The car is on fire when it goes over the cliff, because Jake knows they don't explode on their own the way you see in movies. He had me load up the trunk with gunpowder too, and when the whole thing reaches the end of its road-flare orange arc through the night sky and crumples like an accordion the back blows out. I can feel the air compress as the blast goes by even though I'm what seems like a thousand feet away - too far for that light to warm my numb fingers or ears that sting as the air whistles over me. Something lands next to Jake and he laughs, he points at it and folds to the ground like the car crushing itself. Humor rather than momentum, but no less effective. He can't stop laughing but when I look I don't get the joke; it's just a piece of metal from the car. Jake finally manages to stand up and he walks away without even brushing off the dirt that's covering him, that red dirt that will stain your clothes. I pick up the piece of metal carefully with the rag we used to wipe off our fingerprints and I hold it tight, letting it thaw my hands.
We meet up with Chris a minute later at the old dirt road, climb into the bed of the pickup to let him chauffer us back home where we can pretend we never saw my dad's car. Our heads bounce off of the metal with each rut and hole and once the asphalt starts it's seventy mile wind that cuts into us like we were naked in the snow. Jake is excited and trying to talk to me but I'm watching the stars instead because I know that sickly orange glow that seeps up from the city will wash over us soon enough and blot them out. Jake can be mad at me for ignoring him if he wants; soon he'll be in jail or juvenile detention or a group home in another city and I can sleep at night again. A shiver runs down my spine and not from the cold - he's staring at me again with that serial killer look from the true crime shows. He asks me if I'm going to betray him and I say he has a Jesus complex, I'm cool and smooth as a professional actor and there's no way he could suspect me - except that he already does. He smiles at the thought of being compared to Jesus, all teeth and those sparking eyes that never leave mine.

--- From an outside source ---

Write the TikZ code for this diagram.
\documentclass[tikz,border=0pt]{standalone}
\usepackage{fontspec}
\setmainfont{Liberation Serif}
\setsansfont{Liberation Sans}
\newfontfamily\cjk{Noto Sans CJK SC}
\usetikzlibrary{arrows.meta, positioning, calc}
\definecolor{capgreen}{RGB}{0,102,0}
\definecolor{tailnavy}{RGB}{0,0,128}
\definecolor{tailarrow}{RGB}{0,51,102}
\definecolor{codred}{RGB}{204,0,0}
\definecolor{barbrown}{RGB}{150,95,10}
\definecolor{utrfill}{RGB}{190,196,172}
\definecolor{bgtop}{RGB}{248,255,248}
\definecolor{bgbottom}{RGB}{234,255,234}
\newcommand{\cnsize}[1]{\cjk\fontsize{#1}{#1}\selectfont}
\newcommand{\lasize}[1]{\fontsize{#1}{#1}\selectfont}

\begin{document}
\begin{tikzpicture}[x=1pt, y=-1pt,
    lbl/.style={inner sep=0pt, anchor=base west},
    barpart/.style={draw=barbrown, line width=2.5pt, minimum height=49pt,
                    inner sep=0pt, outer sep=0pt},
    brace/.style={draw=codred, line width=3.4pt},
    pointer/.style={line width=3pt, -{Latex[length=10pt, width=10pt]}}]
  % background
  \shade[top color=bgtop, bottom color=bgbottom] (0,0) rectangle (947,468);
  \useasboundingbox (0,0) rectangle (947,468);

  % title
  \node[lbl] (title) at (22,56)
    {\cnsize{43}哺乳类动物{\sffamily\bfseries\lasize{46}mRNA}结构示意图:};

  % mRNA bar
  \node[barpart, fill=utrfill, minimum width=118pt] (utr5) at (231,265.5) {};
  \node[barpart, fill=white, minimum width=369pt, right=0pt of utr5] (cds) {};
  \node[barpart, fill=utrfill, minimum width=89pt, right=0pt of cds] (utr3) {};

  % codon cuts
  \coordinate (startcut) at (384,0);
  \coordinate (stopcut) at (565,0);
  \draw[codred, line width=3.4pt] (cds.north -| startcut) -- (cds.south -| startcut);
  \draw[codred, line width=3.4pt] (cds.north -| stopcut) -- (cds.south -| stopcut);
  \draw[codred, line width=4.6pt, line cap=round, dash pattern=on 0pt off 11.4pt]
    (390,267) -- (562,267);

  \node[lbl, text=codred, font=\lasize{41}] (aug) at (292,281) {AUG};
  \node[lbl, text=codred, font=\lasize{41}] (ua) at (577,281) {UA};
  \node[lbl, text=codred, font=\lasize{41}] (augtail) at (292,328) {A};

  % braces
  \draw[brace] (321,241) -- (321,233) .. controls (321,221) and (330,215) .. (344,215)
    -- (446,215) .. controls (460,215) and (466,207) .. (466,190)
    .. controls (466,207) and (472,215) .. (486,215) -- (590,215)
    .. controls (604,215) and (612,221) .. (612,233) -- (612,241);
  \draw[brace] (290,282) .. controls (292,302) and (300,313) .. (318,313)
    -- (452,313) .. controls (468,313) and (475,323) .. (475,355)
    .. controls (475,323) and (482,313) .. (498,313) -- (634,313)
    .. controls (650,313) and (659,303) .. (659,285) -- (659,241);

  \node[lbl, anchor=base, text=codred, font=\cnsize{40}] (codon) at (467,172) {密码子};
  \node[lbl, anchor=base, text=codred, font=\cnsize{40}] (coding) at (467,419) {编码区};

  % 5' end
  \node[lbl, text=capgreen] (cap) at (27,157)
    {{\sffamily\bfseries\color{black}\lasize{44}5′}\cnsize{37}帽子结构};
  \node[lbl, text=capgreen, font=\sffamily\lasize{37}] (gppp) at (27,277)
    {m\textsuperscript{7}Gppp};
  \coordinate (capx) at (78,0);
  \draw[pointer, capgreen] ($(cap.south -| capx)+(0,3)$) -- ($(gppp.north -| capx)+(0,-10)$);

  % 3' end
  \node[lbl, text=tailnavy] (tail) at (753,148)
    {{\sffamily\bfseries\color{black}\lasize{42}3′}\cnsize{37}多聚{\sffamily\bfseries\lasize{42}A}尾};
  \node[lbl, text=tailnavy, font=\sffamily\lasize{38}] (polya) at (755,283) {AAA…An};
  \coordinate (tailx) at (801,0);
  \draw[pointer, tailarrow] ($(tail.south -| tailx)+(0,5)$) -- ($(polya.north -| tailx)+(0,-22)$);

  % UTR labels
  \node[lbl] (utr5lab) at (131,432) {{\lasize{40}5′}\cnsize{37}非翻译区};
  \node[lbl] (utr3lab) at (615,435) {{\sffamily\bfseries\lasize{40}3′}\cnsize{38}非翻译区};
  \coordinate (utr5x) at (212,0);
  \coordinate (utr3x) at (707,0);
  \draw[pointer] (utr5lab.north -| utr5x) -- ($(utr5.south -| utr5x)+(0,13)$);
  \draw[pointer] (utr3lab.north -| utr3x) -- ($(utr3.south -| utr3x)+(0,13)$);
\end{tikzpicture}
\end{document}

His energy is a virus that spreads just from breathing the same air, charisma and presence and dominance. I was weak and vulnerable and out of control and wanted to hurt my father so Jake came to me with righteous anger and lit me on fire like the car, ignited my mind with the possibilities for revenge and justice. He made me talk, made me relive the times my father would beat me with that belt of his - the buckle still on, a giant oval of iron that he used to remove the lids from beer bottles and fracture my ribs. He held me like my mother should have and whispered that he would make it okay, and then he asked me if my father packed his own bullets when he went hunting. That's what he wanted; gunpowder to torture neighborhood cats. Chris joined us too and he put on a better show than I did, a loving and devoted disciple to the great leader, but when they ask us tomorrow we'll both deny knowing him - we'll be each others alibis until suspicion passes and takes Jake with it. My father will be furious at losing his car, his pride and joy, his years of patient repairs and restoration. Falling, on fire, I couldn't see the hot rod paintjob or the chrome fins but I know they were there, can picture them melting and flowing like candle wax. Hopefully Jake's dogtags will survive like they survived the war that killed his brother, hanging from the gearshift where I told Chris to put them.

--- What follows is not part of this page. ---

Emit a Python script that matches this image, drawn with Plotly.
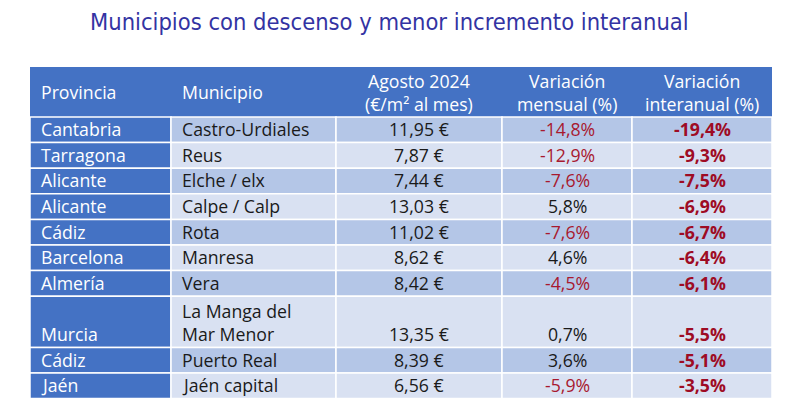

When we stop we're at the edge of town, red dirt giving way to manicured golf courses as the desert transitions to suburbs. Chris gets out and walks around the back, and I don't ask why. I want us to be on the road, want this operation to be over before anyone sees us together - yes officer, I saw that boy with two others and of course I can describe them. Chris hands something to Jake and I know what it is just from the flash of moonlight off of silver. The dogtags slide over his head and hang there, accusing, freezing my soul deeper than the wind. Jake is laughing again, that uncontrolled eruption of manic energy, and Chris pulls me over the edge of the bed onto the ground. The truck's door closes again like a gunshot and they drive away with that laughter still rolling out into the air behind them. The engine sound recedes as the world falls away from me because I'm falling, dropping into a bottomless pit I helped to dig. I don't stand up, staring at the stars that have never been further away. In the corner of my vision a white shape flutters like an injured animal and I can see it's the rag that's fallen from my pocket. I clutch it tightly once more but the warmth is gone from that scrap of metal - feeling it dig into my palm, I find myself comparing its shape to my father's belt buckle.